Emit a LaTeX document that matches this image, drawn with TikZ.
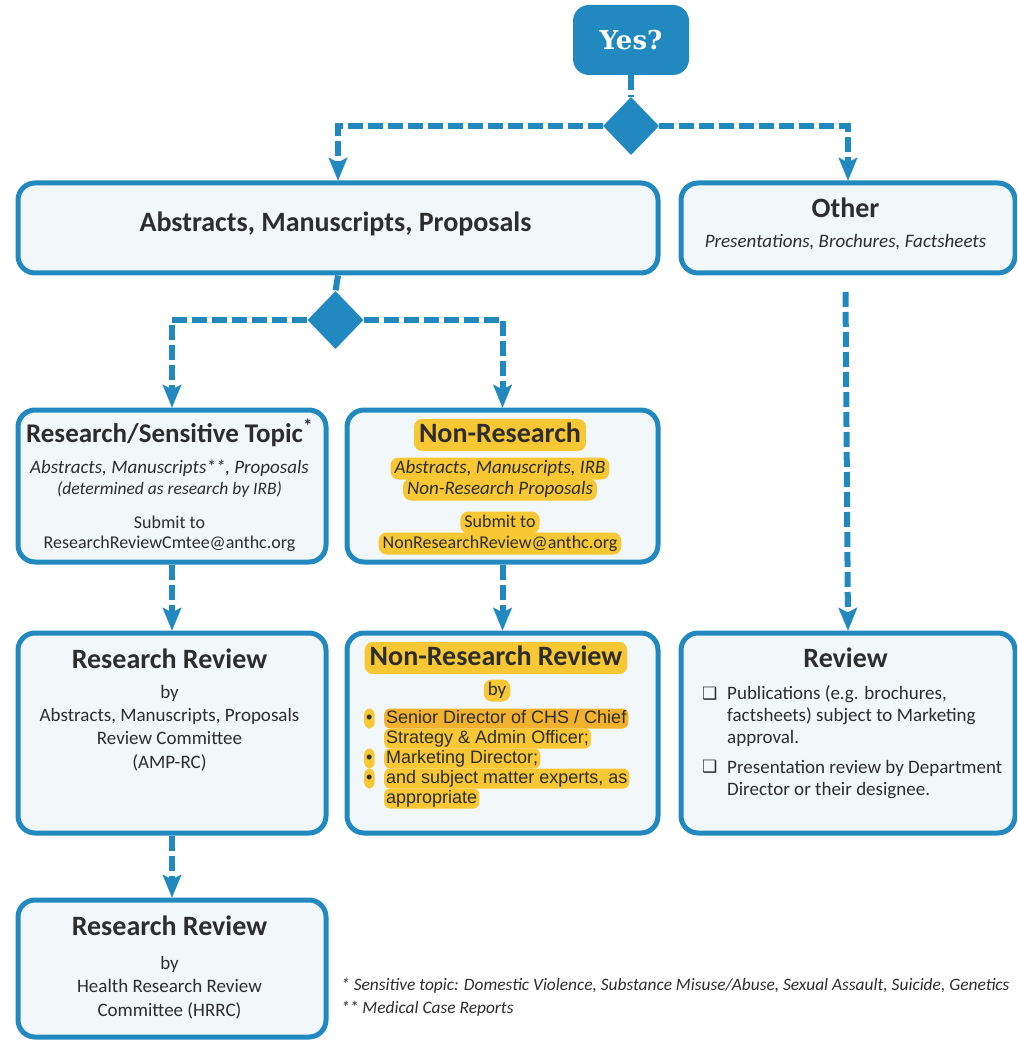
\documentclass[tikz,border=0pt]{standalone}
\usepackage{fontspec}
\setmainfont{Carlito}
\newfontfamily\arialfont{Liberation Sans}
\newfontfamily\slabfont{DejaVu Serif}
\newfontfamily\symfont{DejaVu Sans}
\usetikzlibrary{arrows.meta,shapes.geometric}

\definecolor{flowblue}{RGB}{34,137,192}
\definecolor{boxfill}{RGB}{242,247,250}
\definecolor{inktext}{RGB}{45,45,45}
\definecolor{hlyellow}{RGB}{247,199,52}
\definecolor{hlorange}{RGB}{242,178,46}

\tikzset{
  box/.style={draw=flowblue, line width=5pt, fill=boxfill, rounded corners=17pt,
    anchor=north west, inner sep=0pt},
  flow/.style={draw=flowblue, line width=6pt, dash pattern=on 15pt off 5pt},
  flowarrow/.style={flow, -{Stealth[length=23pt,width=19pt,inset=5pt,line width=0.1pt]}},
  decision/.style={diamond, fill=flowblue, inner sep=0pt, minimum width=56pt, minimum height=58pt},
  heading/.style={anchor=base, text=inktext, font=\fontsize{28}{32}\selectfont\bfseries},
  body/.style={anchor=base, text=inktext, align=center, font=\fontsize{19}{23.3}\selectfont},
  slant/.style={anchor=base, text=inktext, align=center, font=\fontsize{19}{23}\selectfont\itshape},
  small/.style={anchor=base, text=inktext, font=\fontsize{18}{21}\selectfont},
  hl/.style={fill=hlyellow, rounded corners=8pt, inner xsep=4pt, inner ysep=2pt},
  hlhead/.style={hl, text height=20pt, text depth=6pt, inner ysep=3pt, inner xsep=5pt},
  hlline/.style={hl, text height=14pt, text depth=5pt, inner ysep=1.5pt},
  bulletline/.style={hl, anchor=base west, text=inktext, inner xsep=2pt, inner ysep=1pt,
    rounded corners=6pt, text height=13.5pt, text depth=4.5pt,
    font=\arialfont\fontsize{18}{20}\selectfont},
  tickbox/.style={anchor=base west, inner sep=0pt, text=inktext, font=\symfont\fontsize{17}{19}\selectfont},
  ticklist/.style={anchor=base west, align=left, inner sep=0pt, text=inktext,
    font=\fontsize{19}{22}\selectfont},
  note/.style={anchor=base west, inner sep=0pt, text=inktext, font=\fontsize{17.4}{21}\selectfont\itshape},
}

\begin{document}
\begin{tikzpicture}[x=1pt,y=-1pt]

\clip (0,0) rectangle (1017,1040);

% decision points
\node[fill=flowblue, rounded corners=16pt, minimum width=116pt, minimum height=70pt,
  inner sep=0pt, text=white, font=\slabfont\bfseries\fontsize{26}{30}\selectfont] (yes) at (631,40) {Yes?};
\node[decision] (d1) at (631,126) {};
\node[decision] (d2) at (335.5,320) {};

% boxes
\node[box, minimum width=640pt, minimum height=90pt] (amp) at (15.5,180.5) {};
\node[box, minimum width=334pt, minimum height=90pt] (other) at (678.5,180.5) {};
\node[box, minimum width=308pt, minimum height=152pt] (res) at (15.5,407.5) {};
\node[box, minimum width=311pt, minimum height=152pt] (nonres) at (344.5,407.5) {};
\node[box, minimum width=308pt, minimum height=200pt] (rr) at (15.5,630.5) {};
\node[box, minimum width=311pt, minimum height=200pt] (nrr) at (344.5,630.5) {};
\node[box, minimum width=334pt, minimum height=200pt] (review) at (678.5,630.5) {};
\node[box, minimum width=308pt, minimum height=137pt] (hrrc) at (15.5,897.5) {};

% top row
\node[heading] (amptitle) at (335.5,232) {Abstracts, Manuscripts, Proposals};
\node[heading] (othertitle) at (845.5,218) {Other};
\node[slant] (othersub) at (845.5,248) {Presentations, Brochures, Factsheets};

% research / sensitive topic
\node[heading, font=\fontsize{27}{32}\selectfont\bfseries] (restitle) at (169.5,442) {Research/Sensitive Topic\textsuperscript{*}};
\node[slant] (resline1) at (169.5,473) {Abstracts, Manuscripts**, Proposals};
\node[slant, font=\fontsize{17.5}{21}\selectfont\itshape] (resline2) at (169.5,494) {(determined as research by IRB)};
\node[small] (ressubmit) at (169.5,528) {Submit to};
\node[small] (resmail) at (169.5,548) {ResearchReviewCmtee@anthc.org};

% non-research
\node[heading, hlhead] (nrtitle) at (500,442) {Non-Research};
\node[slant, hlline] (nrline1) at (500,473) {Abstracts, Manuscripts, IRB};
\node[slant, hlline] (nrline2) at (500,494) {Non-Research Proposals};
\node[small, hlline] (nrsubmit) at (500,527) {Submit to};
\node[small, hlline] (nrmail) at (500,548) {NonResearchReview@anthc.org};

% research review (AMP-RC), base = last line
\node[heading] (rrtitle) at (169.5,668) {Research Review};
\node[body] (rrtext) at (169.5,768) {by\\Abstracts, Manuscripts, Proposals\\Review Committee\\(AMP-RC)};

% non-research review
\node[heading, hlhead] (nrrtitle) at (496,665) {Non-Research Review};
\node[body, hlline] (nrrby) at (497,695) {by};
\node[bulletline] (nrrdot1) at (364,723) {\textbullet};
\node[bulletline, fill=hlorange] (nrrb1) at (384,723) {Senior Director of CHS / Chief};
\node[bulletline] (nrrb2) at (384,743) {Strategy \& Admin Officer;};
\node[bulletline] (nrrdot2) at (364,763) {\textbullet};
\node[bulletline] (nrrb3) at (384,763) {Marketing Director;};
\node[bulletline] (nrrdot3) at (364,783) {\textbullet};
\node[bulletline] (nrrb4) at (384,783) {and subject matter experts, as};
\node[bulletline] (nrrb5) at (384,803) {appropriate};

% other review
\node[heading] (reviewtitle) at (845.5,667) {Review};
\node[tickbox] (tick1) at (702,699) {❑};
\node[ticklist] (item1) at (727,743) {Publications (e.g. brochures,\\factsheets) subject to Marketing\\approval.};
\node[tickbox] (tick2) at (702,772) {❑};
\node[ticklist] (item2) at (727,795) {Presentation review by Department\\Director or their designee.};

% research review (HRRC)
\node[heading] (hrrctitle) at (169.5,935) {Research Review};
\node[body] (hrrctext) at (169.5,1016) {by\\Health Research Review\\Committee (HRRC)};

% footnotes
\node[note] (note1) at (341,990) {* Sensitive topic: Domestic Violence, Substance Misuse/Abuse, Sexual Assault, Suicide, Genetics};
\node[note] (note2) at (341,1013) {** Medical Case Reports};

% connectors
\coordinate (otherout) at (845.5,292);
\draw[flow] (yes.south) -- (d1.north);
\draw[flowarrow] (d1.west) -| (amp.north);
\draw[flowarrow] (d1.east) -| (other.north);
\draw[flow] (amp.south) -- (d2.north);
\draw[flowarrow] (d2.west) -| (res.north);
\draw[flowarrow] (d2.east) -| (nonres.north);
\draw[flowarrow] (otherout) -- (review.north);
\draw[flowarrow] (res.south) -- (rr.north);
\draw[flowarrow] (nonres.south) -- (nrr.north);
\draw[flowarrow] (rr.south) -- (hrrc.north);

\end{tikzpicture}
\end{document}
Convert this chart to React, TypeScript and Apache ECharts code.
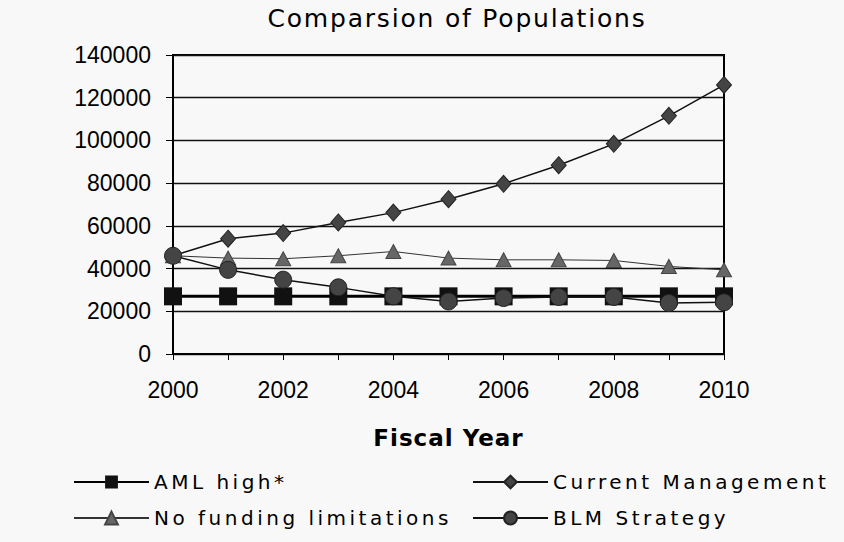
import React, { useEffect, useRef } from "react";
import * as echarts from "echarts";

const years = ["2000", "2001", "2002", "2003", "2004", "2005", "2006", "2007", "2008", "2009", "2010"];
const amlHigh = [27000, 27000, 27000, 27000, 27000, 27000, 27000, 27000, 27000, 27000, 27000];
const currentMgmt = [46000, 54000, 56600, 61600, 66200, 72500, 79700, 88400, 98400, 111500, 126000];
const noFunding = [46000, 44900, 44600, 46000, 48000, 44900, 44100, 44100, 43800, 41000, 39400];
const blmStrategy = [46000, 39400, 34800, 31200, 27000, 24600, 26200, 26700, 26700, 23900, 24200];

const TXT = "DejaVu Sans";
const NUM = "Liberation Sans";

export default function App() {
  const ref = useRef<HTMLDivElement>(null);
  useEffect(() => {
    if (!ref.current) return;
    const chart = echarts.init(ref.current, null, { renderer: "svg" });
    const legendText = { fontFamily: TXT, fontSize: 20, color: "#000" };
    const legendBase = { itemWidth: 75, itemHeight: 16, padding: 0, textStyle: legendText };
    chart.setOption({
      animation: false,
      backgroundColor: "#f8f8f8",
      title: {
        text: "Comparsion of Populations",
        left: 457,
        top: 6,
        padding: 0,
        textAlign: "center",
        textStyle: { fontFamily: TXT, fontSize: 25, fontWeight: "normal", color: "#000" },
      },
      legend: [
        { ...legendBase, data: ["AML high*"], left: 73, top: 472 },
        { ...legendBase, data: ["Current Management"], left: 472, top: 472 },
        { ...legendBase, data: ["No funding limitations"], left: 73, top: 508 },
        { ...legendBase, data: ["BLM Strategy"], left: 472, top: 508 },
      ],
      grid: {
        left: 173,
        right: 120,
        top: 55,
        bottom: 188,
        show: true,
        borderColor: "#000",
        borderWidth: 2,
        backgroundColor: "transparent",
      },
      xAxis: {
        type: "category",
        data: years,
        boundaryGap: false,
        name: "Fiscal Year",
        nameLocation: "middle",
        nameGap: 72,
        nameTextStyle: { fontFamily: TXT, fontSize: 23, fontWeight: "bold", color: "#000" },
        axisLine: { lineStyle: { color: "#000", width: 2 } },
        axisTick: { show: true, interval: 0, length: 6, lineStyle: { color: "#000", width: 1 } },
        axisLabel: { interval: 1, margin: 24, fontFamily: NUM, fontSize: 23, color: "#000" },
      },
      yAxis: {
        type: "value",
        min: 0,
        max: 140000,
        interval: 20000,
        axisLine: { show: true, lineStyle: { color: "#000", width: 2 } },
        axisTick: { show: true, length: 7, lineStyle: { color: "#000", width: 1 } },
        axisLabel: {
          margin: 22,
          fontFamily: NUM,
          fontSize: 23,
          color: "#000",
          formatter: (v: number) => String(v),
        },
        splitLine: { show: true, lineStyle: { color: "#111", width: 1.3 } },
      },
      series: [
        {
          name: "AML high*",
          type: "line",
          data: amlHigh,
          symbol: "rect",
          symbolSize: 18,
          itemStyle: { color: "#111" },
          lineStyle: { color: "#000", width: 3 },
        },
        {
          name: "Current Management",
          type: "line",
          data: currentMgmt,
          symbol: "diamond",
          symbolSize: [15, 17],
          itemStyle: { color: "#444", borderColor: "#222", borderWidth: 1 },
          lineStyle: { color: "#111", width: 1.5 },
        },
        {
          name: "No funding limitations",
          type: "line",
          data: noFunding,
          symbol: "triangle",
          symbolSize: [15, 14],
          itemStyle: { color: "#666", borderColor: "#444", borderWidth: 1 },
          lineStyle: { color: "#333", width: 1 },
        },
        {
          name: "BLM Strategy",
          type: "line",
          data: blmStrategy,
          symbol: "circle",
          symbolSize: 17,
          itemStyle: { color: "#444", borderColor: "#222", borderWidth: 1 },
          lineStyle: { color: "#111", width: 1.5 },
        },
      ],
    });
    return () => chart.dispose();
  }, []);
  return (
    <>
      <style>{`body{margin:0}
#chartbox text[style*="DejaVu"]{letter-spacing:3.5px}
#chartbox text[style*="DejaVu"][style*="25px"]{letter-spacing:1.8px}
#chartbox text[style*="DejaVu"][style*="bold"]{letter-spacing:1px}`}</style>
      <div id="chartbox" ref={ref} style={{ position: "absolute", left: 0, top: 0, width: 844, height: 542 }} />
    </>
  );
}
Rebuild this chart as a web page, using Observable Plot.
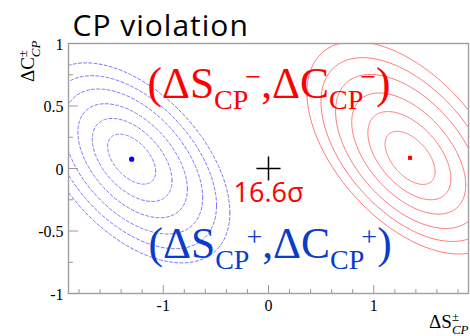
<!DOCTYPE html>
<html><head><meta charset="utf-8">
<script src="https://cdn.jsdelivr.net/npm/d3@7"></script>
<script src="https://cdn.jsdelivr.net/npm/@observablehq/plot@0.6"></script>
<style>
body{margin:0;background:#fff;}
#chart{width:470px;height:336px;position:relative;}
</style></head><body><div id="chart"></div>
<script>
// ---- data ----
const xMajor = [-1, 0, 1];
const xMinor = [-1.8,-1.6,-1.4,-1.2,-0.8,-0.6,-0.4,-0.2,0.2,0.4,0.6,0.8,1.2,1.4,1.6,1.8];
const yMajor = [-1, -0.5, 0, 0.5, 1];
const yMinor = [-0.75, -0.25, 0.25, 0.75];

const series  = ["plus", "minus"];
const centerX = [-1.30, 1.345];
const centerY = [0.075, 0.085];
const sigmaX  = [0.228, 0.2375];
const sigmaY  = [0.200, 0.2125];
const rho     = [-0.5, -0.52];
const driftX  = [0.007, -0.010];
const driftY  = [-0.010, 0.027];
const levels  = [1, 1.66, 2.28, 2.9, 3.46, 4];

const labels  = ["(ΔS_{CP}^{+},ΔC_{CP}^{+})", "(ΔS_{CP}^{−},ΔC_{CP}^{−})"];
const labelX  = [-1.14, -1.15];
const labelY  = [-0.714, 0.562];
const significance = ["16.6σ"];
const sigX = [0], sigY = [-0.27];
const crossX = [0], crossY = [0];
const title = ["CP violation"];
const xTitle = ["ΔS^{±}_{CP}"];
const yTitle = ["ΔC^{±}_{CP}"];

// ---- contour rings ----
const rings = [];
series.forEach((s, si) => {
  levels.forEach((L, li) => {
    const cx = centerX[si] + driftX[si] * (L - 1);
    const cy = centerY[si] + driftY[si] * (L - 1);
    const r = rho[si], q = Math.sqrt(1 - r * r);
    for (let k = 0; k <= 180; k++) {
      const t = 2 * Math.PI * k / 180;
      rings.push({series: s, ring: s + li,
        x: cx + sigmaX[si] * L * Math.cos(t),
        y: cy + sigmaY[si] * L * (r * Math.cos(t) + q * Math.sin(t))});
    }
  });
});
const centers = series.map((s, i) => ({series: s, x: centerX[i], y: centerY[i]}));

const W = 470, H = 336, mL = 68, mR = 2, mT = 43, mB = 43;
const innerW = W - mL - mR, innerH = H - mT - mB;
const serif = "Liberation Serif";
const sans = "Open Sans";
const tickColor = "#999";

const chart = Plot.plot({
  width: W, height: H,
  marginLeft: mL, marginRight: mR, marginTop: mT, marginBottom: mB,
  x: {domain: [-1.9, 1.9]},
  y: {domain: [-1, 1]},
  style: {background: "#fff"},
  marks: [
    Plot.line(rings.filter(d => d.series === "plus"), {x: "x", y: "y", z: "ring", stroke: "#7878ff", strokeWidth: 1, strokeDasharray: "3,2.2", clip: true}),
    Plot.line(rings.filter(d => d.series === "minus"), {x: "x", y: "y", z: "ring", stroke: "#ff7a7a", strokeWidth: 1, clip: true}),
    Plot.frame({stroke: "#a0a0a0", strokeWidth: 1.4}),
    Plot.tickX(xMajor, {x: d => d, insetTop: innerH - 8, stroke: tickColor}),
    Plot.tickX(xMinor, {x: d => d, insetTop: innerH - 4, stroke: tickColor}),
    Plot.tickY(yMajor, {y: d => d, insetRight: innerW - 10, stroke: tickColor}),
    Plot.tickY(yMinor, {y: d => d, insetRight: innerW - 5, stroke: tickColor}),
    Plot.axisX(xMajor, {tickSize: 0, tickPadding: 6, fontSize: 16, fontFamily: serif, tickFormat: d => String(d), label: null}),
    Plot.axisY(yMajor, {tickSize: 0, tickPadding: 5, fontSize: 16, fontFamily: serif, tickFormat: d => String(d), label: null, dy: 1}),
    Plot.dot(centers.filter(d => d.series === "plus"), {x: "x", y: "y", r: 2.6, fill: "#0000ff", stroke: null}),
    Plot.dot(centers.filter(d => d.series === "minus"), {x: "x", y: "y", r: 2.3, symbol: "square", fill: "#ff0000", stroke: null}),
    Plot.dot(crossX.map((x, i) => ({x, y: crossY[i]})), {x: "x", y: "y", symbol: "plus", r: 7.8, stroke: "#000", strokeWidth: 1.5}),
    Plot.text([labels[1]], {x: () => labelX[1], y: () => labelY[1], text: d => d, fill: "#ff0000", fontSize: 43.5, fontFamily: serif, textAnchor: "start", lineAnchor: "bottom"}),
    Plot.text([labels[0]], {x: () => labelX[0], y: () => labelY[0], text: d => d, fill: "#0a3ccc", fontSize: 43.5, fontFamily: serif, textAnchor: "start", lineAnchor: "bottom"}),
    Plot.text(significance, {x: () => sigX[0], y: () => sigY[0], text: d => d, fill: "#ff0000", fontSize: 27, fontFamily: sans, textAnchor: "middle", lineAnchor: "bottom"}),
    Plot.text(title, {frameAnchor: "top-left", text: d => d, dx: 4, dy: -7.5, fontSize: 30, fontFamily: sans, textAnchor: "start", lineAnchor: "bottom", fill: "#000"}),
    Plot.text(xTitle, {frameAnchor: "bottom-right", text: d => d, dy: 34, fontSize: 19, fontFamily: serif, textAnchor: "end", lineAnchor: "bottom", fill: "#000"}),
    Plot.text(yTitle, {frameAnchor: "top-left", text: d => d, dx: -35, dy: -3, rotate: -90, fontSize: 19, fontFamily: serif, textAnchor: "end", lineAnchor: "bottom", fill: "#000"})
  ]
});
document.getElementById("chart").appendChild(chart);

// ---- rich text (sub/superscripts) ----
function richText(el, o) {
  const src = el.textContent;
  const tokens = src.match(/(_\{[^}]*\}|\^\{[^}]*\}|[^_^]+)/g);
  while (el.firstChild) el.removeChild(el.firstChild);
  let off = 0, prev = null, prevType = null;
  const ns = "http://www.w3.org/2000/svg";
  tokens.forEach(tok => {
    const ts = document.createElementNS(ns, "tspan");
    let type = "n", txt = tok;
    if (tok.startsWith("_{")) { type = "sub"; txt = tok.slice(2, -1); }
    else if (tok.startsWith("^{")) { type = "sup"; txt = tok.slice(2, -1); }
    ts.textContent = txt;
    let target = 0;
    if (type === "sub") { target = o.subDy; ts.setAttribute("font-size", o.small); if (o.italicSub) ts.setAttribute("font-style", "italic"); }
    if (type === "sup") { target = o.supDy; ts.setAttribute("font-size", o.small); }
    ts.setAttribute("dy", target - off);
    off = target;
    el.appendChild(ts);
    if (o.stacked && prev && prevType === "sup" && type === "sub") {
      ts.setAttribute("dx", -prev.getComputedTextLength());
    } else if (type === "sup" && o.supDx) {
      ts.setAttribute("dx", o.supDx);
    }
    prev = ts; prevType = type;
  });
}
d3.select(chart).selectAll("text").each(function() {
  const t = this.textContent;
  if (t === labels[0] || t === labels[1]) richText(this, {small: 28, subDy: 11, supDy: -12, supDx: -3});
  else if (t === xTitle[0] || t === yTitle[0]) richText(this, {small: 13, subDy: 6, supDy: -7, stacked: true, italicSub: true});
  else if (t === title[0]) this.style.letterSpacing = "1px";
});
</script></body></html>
★ ★ ★ ★ ★
▸ Stated goal: Without the pictures, write out exactly the lines from the one that has "Rebuild this chart" down to the one that has "const yMinor = [-0.75, -0.25, 0.25, 0.75];", both included.

▸ Answer to this exercise:
Rebuild this chart as a web page, using Observable Plot.
<!DOCTYPE html>
<html><head><meta charset="utf-8">
<script src="https://cdn.jsdelivr.net/npm/d3@7"></script>
<script src="https://cdn.jsdelivr.net/npm/@observablehq/plot@0.6"></script>
<style>
body{margin:0;background:#fff;}
#chart{width:470px;height:336px;position:relative;}
</style></head><body><div id="chart"></div>
<script>
// ---- data ----
const xMajor = [-1, 0, 1];
const xMinor = [-1.8,-1.6,-1.4,-1.2,-0.8,-0.6,-0.4,-0.2,0.2,0.4,0.6,0.8,1.2,1.4,1.6,1.8];
const yMajor = [-1, -0.5, 0, 0.5, 1];
const yMinor = [-0.75, -0.25, 0.25, 0.75];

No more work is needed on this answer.